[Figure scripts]
** BEGIN **

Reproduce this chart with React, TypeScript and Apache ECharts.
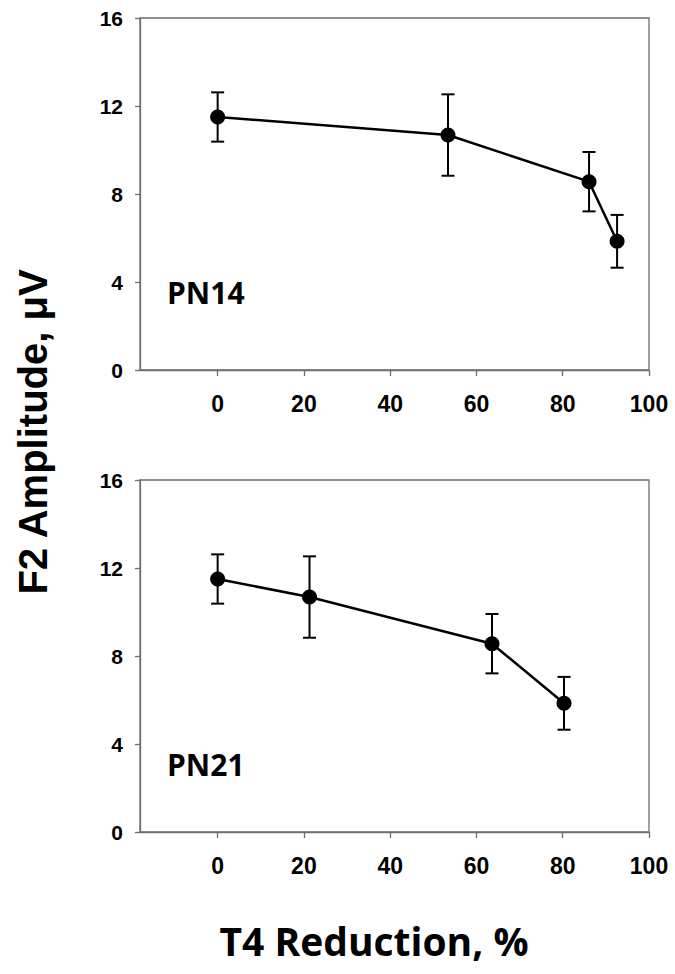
import React, { useEffect, useRef } from "react";
import * as echarts from "echarts";

const xTicks = [0, 20, 40, 60, 80, 100];
const yTicks = [0, 4, 8, 12, 16];
const panelLabels = ["PN14", "PN21"];
const xPN14 = [0, 53.4, 86.1, 92.6];
const xPN21 = [0, 21.3, 63.6, 80.3];
const meanAmp = [11.5, 10.68, 8.56, 5.85];
const errAmp = [1.12, 1.85, 1.35, 1.2];
const yTitle = "F2 Amplitude, \u03bcV";
const xTitle = "T4 Reduction, %";

const AXIS_GRAY = "#6e6e6e";

export default function App() {
  const ref = useRef<HTMLDivElement>(null);
  useEffect(() => {
    document.body.style.margin = "0";
    if (!ref.current) return;
    const chart = echarts.init(ref.current, undefined, { renderer: "svg" });
    const xs = [xPN14, xPN21];
    const grids = [
      { left: 140, top: 18, width: 509, height: 352 },
      { left: 140, top: 480, width: 509, height: 352 },
    ].map((g) => ({ ...g, show: true, borderColor: AXIS_GRAY, borderWidth: 1.3, backgroundColor: "transparent" }));

    const xAxes = grids.map((_, i) => ({
      type: "value",
      gridIndex: i,
      min: -18,
      max: 100,
      axisLine: { show: true, onZero: false, lineStyle: { color: AXIS_GRAY, width: 1.3 } },
      axisTick: { show: true, length: 6, customValues: xTicks, lineStyle: { color: AXIS_GRAY, width: 1.3 } },
      axisLabel: {
        customValues: xTicks,
        margin: 22,
        color: "#000",
        fontFamily: "'Liberation Sans', Arial, sans-serif",
        fontWeight: "bold",
        fontSize: 23,
      },
      splitLine: { show: false },
    }));
    const yAxes = grids.map((_, i) => ({
      type: "value",
      gridIndex: i,
      min: yTicks[0],
      max: yTicks[yTicks.length - 1],
      interval: 4,
      axisLine: { show: true, onZero: false, lineStyle: { color: AXIS_GRAY, width: 1.3 } },
      axisTick: { show: true, length: 5, lineStyle: { color: AXIS_GRAY, width: 1.3 } },
      axisLabel: {
        margin: 17,
        color: "#000",
        fontFamily: "'Liberation Sans', Arial, sans-serif",
        fontWeight: "bold",
        fontSize: 21,
      },
      splitLine: { show: false },
    }));

    const series: any[] = [];
    xs.forEach((xv, i) => {
      series.push({
        type: "custom",
        xAxisIndex: i,
        yAxisIndex: i,
        data: xv.map((x, k) => [x, meanAmp[k] - errAmp[k], meanAmp[k] + errAmp[k]]),
        renderItem: (params: any, api: any) => {
          const x = api.value(0);
          const lo = api.coord([x, api.value(1)]);
          const hi = api.coord([x, api.value(2)]);
          const hw = 6.5;
          const st = { stroke: "#000", lineWidth: 2 };
          return {
            type: "group",
            children: [
              { type: "line", shape: { x1: lo[0], y1: lo[1], x2: hi[0], y2: hi[1] }, style: st },
              { type: "line", shape: { x1: lo[0] - hw, y1: lo[1], x2: lo[0] + hw, y2: lo[1] }, style: st },
              { type: "line", shape: { x1: hi[0] - hw, y1: hi[1], x2: hi[0] + hw, y2: hi[1] }, style: st },
            ],
          };
        },
        z: 2,
      });
      series.push({
        type: "line",
        xAxisIndex: i,
        yAxisIndex: i,
        data: xv.map((x, k) => [x, meanAmp[k]]),
        symbol: "circle",
        symbolSize: 15,
        itemStyle: { color: "#000" },
        lineStyle: { color: "#000", width: 2.5 },
        z: 3,
      });
    });

    chart.setOption({
      animation: false,
      grid: grids,
      xAxis: xAxes,
      yAxis: yAxes,
      series,
      graphic: [
        {
          type: "text",
          left: 167,
          top: 277,
          style: { text: panelLabels[0], font: "bold 30px 'Open Sans', sans-serif", fill: "#000" },
        },
        {
          type: "text",
          left: 167,
          top: 749,
          style: { text: panelLabels[1], font: "bold 30px 'Open Sans', sans-serif", fill: "#000" },
        },
        {
          type: "text",
          x: 33,
          y: 432,
          rotation: Math.PI / 2,
          style: {
            text: yTitle,
            font: "bold 40px 'Liberation Sans', Arial, sans-serif",
            fill: "#000",
            align: "center",
            verticalAlign: "middle",
          },
        },
        {
          type: "text",
          x: 374,
          y: 940,
          style: {
            text: xTitle,
            font: "bold 39px 'Open Sans', sans-serif",
            fill: "#000",
            align: "center",
            verticalAlign: "middle",
          },
        },
      ],
    });
    return () => chart.dispose();
  }, []);
  return <div ref={ref} style={{ width: 675, height: 974 }} />;
}
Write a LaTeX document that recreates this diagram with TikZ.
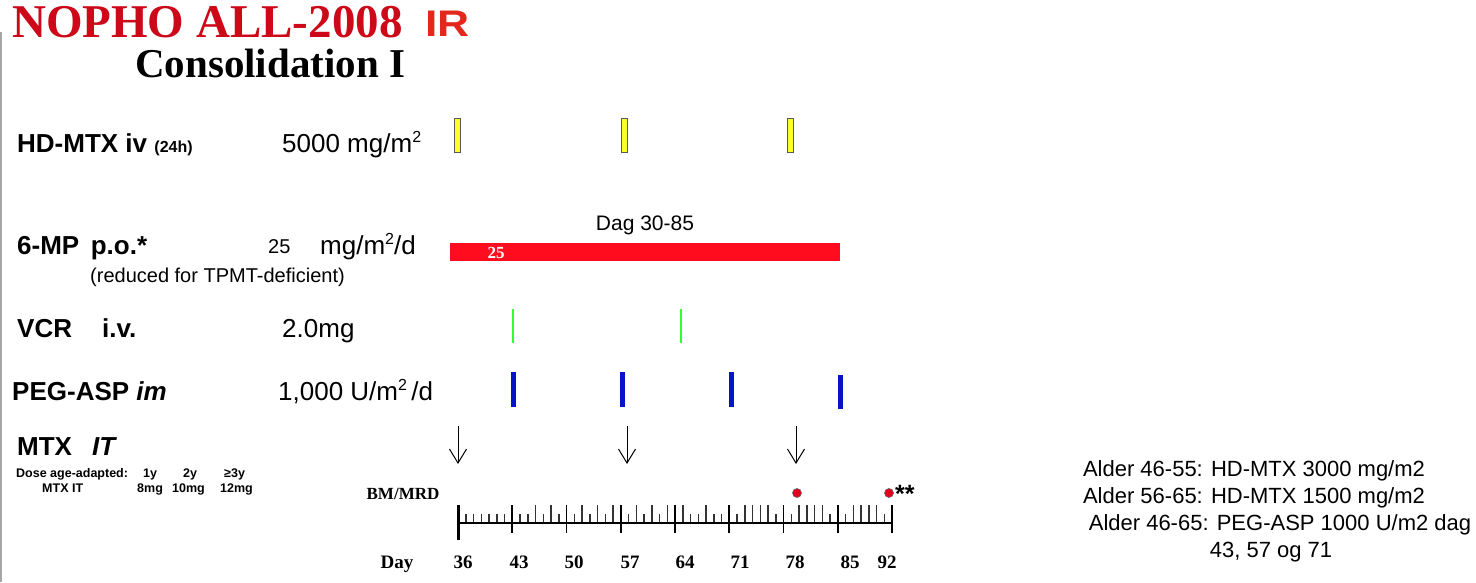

** END **

- **Given exercise**
Copy nothing past the line containing "import * as": reproduce every line from the start of the records up to it, skipping pictures.

- **Full solution**
Reproduce this chart with React, TypeScript and Apache ECharts.
import React, { useEffect, useRef } from "react";
import * as echarts from "echarts";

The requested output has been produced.